A federal judge in New York on Tuesday signed an order permanently blocking the Trump administration from adding a citizenship question to the 2020 census, days after President Trump gave up on his efforts to get such a question on next year’s census.
The order, signed by Judge Jesse Furman, was jointly drafted by the parties opposing the citizenship question.
It stops administration officials “from including a citizenship question on the 2020 decennial census questionnaire; from delaying the process of printing the 2020 decennial census questionnaire after June 30, 2019 for the purpose of including a citizenship question; and from asking persons about citizenship status on the 2020 census questionnaire or otherwise asking a citizenship question as part of the 2020 decennial census.”
The order also states that Furman, an Obama appointee, will be able to enforce the order “until the 2020 census results are processed and sent to the President by December 31, 2020.”
The parties in the case, including the state of New York and the American Civil Liberties Union, told Furman in a letter filed earlier Tuesday that they had written the proposed order and that the Justice Department “does not oppose” the judge signing it.
The letter points to an executive order issued by Trump last week that directs federal agencies to provide records relating to citizenship to the Commerce Department, after determining there was “no practical mechanism for including the [citizenship] question on the 2020 decennial census.”

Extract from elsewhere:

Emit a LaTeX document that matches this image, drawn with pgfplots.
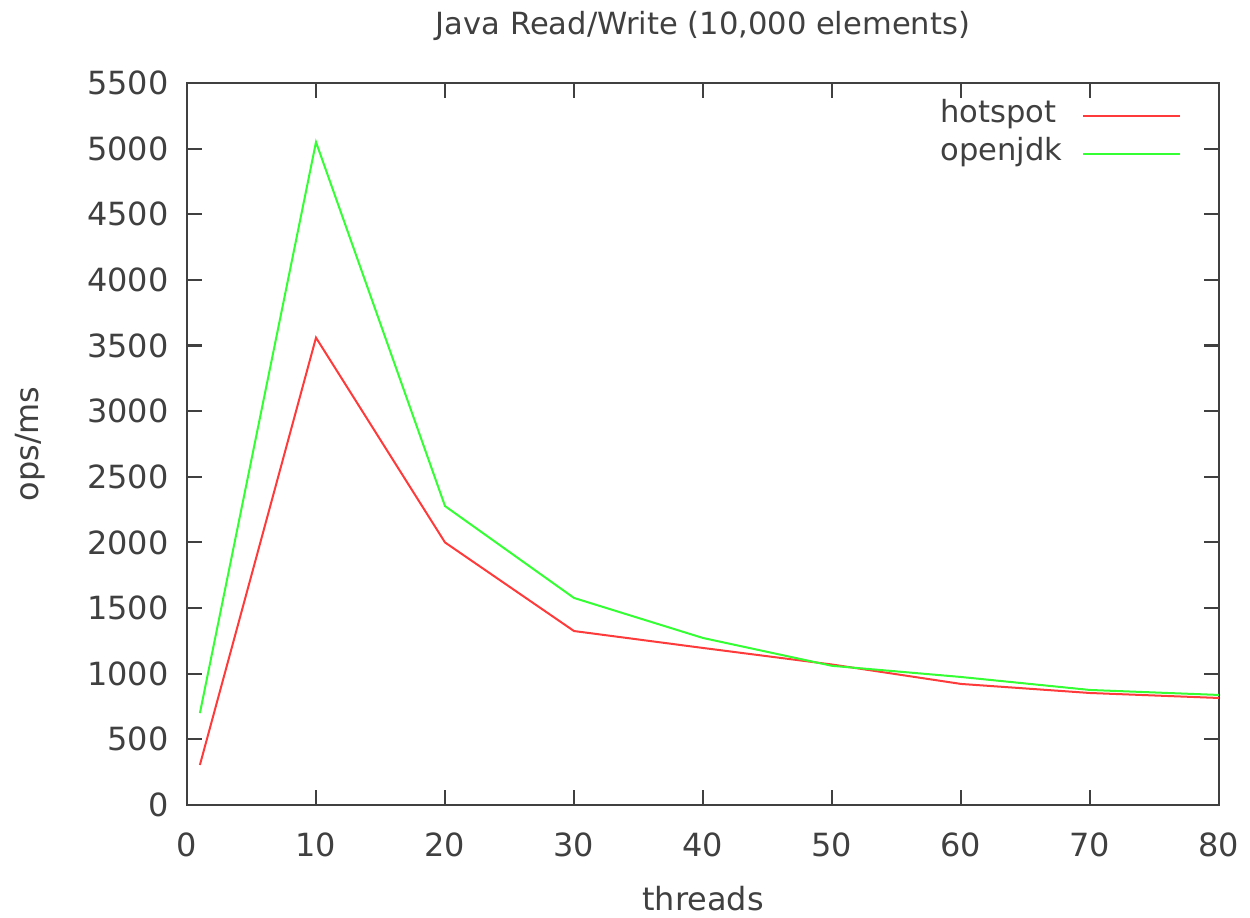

Furman had initially ruled against the question’s inclusion on the 2020 census, an order upheld by the Supreme Court last month.
Chief Justice John Roberts wrote in last month’s 5-4 decision that the reason for the question’s inclusion — enforcing the Voting Rights Act — was “contrived” and blocked it from appearing on the census for the time being, unless officials provided a rationale in line with the evidence in the case.
Trump initially signaled after the justices’ ruling that he would push forward with the attempt to get the question included on the 2020 census, setting off further legal efforts in Furman’s court and in another Maryland lawsuit challenging the question over an alleged discriminatory intent.
But the president last week conceded defeat over the citizenship question, instead signing the executive order on collecting citizenship information through other means — the original recommendation made by the Census Bureau.
A similar proposed order is expected to be filed in the Maryland citizenship question case, one of the lawyers involved told The Hill last week.
Opponents of the citizenship question have argued that including it on the census would lead to an undercount of minority groups, particularly Hispanics and immigrants, and an overall inaccurate count of the U.S. population.
Disputes over the question aren’t over quite yet: The House is set to vote this week on a resolution to hold Attorney General William Barr and Commerce Secretary Wilbur Ross in criminal contempt for failing to comply with congressional subpoenas relating to the citizenship question.